Dentre as propostas não contempladas pelo relator estão os recursos específicos para a construção de cisternas no semiárido, região conhecida pela escassez de água e onde se concentra a metade das unidades produtivas classificadas como da agricultura familiar. “Defender o Programa Cisternas é defender a demanda que a gente ainda tem de 350 mil famílias que não têm acesso à água para consumo humano no Semiárido e mais de 800 mil famílias que ainda aguardam as tecnologias de armazenamento de água para a produção de alimentos”, lembrou Alexandre.
Corte nos valores do PAA-Emergencial atinge escoamento e distribuição de alimentos
A proposta apresentada até agora no relatório de Zé Silva também desconsiderou verbas para a aquisição de sementes e mudas, além de reduzir em 60% os valores propostos para o Programa de Aquisição de Alimentos Emergencial (PAA-E) e em 50% o recurso proposto para fomento, entre outras exclusões. “O Estado Brasileiro tem facilidade de gastar mais de um trilhão para salvar bancos e coloca dificuldades para salvar milhões da fome, miséria e desemprego apoiando de forma barata a produção de alimentos, renegociando as dúvidas, liberando um PAA emergencial e construindo cisternas. Basta, as camponesas e camponeses já perderam a paciência com essa demora em aprovar esse PL, não queremos caridade, queremos justiça, comida e vida digna” aponta Maria Kazé, camponesa e dirigente do Movimento dos Pequenos Agricultores.
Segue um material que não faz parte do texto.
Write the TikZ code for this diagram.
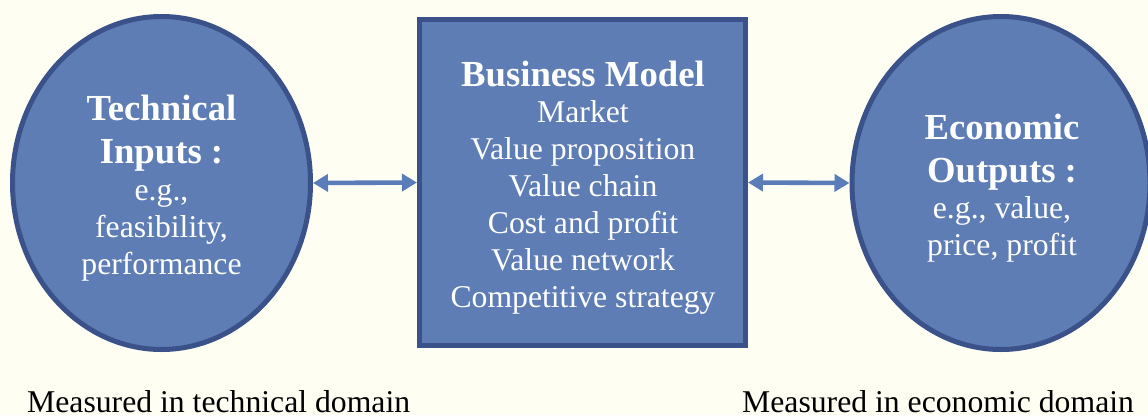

Outra crítica aponta que o relatório apresentado diz que as ações “buscam oferecer condições diferenciadas para as mulheres do campo”, mas só atende aquelas na condição de provedoras de família monoparental, salvo no crédito emergencial. As organizações e movimentos populares do campo propõem suprimir essa condição por ser restritiva ao acesso das mulheres, ficando o abono emergencial proposto nos seguintes patamares: a) R$ 3.000,00, sendo ampliado para R$ 5.000,00 quando do acesso por mulheres agricultoras familiares. “As mulheres são responsáveis por grande parte da diversidade da produção alimentar em seus quintais produtivos, com uma extensa variedade que vai desde frutas e hortaliças aos mais diversos doces, quitutes, queijos, criação de pequenos animais e outros itens que, além de abastecer a família, vão para o comércio direto e feiras locais. As políticas públicas de fomento e créditos seguros precisam valorizar o papel das mulheres na produção”, aponta Rosângela Piovizani, dirigente do Movimento de Mulheres Camponesas (MMC).